## [WRITTEN PROBLEM]
Transcribe the full listing exactly, and drop every picture.

- - -

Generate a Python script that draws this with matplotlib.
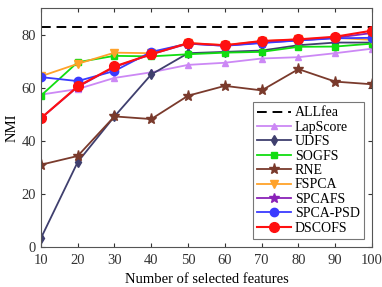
import matplotlib
matplotlib.use("Agg")
import matplotlib.pyplot as plt

x = [10, 20, 30, 40, 50, 60, 70, 80, 90, 100]
allfea = 82.7
lapscore = [57.4, 59.5, 63.7, 65.8, 68.6, 69.4, 71.0, 71.5, 73.0, 74.7]
udfs = [3.3, 32.0, 49.2, 65.0, 73.0, 73.5, 74.0, 76.0, 77.0, 77.0]
sogfs = [57.0, 69.6, 72.0, 71.8, 72.6, 73.2, 73.5, 75.4, 75.5, 76.6]
rne = [31.0, 34.3, 49.2, 48.2, 57.0, 60.7, 59.0, 67.0, 62.3, 61.3]
fspca = [64.3, 69.0, 73.2, 73.0, 76.8, 76.0, 77.5, 78.2, 78.8, 78.0]
spcafs = [48.5, 60.3, 67.8, 72.6, 76.6, 75.8, 77.0, 77.8, 78.8, 80.6]
spcapsd = [64.0, 62.5, 66.3, 73.5, 76.6, 75.8, 76.8, 77.8, 78.6, 78.8]
dscofs = [48.5, 60.5, 68.0, 72.6, 76.8, 76.0, 77.6, 78.2, 79.2, 81.5]

plt.rcParams['font.family'] = ['Liberation Serif', 'DejaVu Serif']
plt.rcParams['font.size'] = 10

fig = plt.figure(figsize=(3.82, 2.87), dpi=100)
ax = fig.add_axes([0.107, 0.139, 0.867, 0.833])

ax.axhline(allfea, color='black', linestyle='--', linewidth=1.4, dashes=(5, 3), label='ALLfea')
ms = 5
ax.plot(x, lapscore, color='#cc88f5', marker='^', ms=ms, lw=1.3, label='LapScore')
ax.plot(x, udfs, color='#3f3f6e', marker='d', ms=ms, lw=1.3, label='UDFS')
ax.plot(x, sogfs, color='#11dd11', marker='s', ms=ms, lw=1.3, label='SOGFS')
ax.plot(x, rne, color='#7a3a2c', marker='*', ms=ms + 3, lw=1.3, label='RNE')
ax.plot(x, fspca, color='#ffa22a', marker='v', ms=ms + 1, lw=1.3, label='FSPCA')
ax.plot(x, spcafs, color='#8a22b8', marker='*', ms=ms + 2, lw=1.3, label='SPCAFS')
ax.plot(x, spcapsd, color='#3a3aff', marker='o', ms=ms + 1, lw=1.3, label='SPCA-PSD')
ax.plot(x, dscofs, color='#ff1010', marker='o', ms=ms + 2, lw=1.5, label='DSCOFS')

ax.set_xlim(10, 100)
ax.set_ylim(0, 90)
ax.set_xticks(x)
ax.set_yticks([0, 20, 40, 60, 80])
ax.tick_params(direction='in', top=True, right=True, length=3, labelsize=10.5, colors='#333333')
ax.tick_params(axis='x', pad=5)
for s in ax.spines.values():
    s.set_color('#555555')
ax.set_xlabel('Number of selected features', fontsize=10.5, labelpad=4)
ax.set_ylabel('NMI', fontsize=10.5, labelpad=2)

leg = ax.legend(loc='lower right', fontsize=10, frameon=True, fancybox=False,
                edgecolor='#555555', handlelength=2.4, labelspacing=0.1,
                borderpad=0.3, handletextpad=0.3, borderaxespad=0.6)
leg.get_frame().set_linewidth(0.8)

fig.savefig('out.png', dpi=100)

- - -

## [THE RESPONSE]
Generate a Python script that draws this with matplotlib.
import matplotlib
matplotlib.use("Agg")
import matplotlib.pyplot as plt

x = [10, 20, 30, 40, 50, 60, 70, 80, 90, 100]
allfea = 82.7
lapscore = [57.4, 59.5, 63.7, 65.8, 68.6, 69.4, 71.0, 71.5, 73.0, 74.7]
udfs = [3.3, 32.0, 49.2, 65.0, 73.0, 73.5, 74.0, 76.0, 77.0, 77.0]
sogfs = [57.0, 69.6, 72.0, 71.8, 72.6, 73.2, 73.5, 75.4, 75.5, 76.6]
rne = [31.0, 34.3, 49.2, 48.2, 57.0, 60.7, 59.0, 67.0, 62.3, 61.3]
fspca = [64.3, 69.0, 73.2, 73.0, 76.8, 76.0, 77.5, 78.2, 78.8, 78.0]
spcafs = [48.5, 60.3, 67.8, 72.6, 76.6, 75.8, 77.0, 77.8, 78.8, 80.6]
spcapsd = [64.0, 62.5, 66.3, 73.5, 76.6, 75.8, 76.8, 77.8, 78.6, 78.8]
dscofs = [48.5, 60.5, 68.0, 72.6, 76.8, 76.0, 77.6, 78.2, 79.2, 81.5]

plt.rcParams['font.family'] = ['Liberation Serif', 'DejaVu Serif']
plt.rcParams['font.size'] = 10

fig = plt.figure(figsize=(3.82, 2.87), dpi=100)
ax = fig.add_axes([0.107, 0.139, 0.867, 0.833])

ax.axhline(allfea, color='black', linestyle='--', linewidth=1.4, dashes=(5, 3), label='ALLfea')
ms = 5
ax.plot(x, lapscore, color='#cc88f5', marker='^', ms=ms, lw=1.3, label='LapScore')
ax.plot(x, udfs, color='#3f3f6e', marker='d', ms=ms, lw=1.3, label='UDFS')
ax.plot(x, sogfs, color='#11dd11', marker='s', ms=ms, lw=1.3, label='SOGFS')
ax.plot(x, rne, color='#7a3a2c', marker='*', ms=ms + 3, lw=1.3, label='RNE')
ax.plot(x, fspca, color='#ffa22a', marker='v', ms=ms + 1, lw=1.3, label='FSPCA')
ax.plot(x, spcafs, color='#8a22b8', marker='*', ms=ms + 2, lw=1.3, label='SPCAFS')
ax.plot(x, spcapsd, color='#3a3aff', marker='o', ms=ms + 1, lw=1.3, label='SPCA-PSD')
ax.plot(x, dscofs, color='#ff1010', marker='o', ms=ms + 2, lw=1.5, label='DSCOFS')

ax.set_xlim(10, 100)
ax.set_ylim(0, 90)
ax.set_xticks(x)
ax.set_yticks([0, 20, 40, 60, 80])
ax.tick_params(direction='in', top=True, right=True, length=3, labelsize=10.5, colors='#333333')
ax.tick_params(axis='x', pad=5)
for s in ax.spines.values():
    s.set_color('#555555')
ax.set_xlabel('Number of selected features', fontsize=10.5, labelpad=4)
ax.set_ylabel('NMI', fontsize=10.5, labelpad=2)

leg = ax.legend(loc='lower right', fontsize=10, frameon=True, fancybox=False,
                edgecolor='#555555', handlelength=2.4, labelspacing=0.1,
                borderpad=0.3, handletextpad=0.3, borderaxespad=0.6)
leg.get_frame().set_linewidth(0.8)

fig.savefig('out.png', dpi=100)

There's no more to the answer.